Altro giro, altra corsa. Nuova dogana, un altro timbro e un bienvenido en Nicaragua appena percettibile oltre il vetro schermato che mi separa da un ufficiale delle migrazioni. Vengo dall’Honduras e pedalo senza fretta nella carretera panamericana da Nord a Sud.
Si crede che la parola Nicaragua significhi abbondanza di acqua. Oltre il mar dei Caraibi e l’oceano Pacifico, le sue terre sono benedette da due laghi di acqua dolce grandi come il mare. In lontananza c’è sempre qualche vulcano a rompere la monotonia della giungla fitta su colline morbide.
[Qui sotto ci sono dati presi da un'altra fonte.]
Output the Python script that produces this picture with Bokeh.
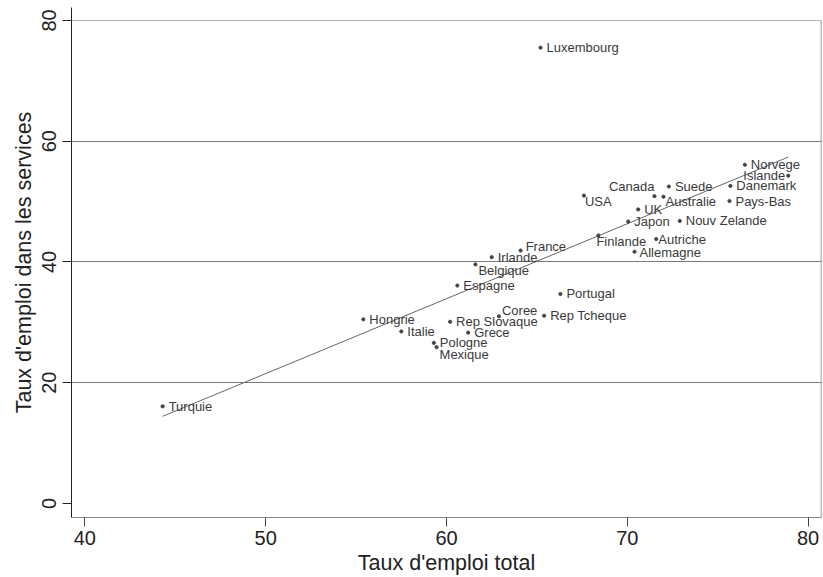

Mangio riso fagioli e banane fritte in piccole capanne a bordo strada. Dormo in pensioni economiche dove l’unico refrigerio è un ventilatore a soffitto che smuove più zanzare che aria.
Anche a Granada o Leon, le due città più interessanti, purtroppo non riesco a instaurare quel sano dialogo con la gente del posto, ma solo saluti accennati. I nicaraguensi mi paiono gentili ma diffidenti, respiro più tranquillità che in Honduras, ma meno apertura. Il loro sguardo serio pare nascondere un dolore recente, non ancora dimenticato.
Nella noia delle vie di Managua mi rifugio in un museo sulla storia moderna del paese. E finalmente capisco. Comprendo il loro diffidente distacco con l’aiuto di Pablo, custode della sezione fotografica. In perfetto spagnolo mi introduce cautamente in una delle pagine più nere della storia contemporanea mondiale. Le fotografie non mentono. Dal 1934 al 1979 la dittatura feroce della famiglia Somoza, nemica di tutti , ha ucciso, incarcerato, seviziato migliaia di civili, colpevoli solo di pensarla diversamente.
La guardia nazionale nel frattempo rapiva e torturava in nome di chi sa qual diritto, fedele a un capo folle e complice di una delle tante ideologie sbagliate del ventesimo secolo.
In questo povero pezzo di terra lontano e dimenticato da noi, le ombre della storia hanno lasciato una cicatrice profonda e oggi dopo più di trent’anni posso ancora percepirne il dolore. Esco dall’oscurità di quel museo alla ricerca di luce. Scendo fino al grande lago torbido e tossico. Un militare in divisa guardando le onde nere mosse dal vento caldo mi sussurra “sono trent’anni che cerchiamo di ripulirlo, ma una volta fatto il disastro ci vuole più tempo di quel che sembri.”
Non so se stesse parlando del lago o della loro coscienza. Sporca.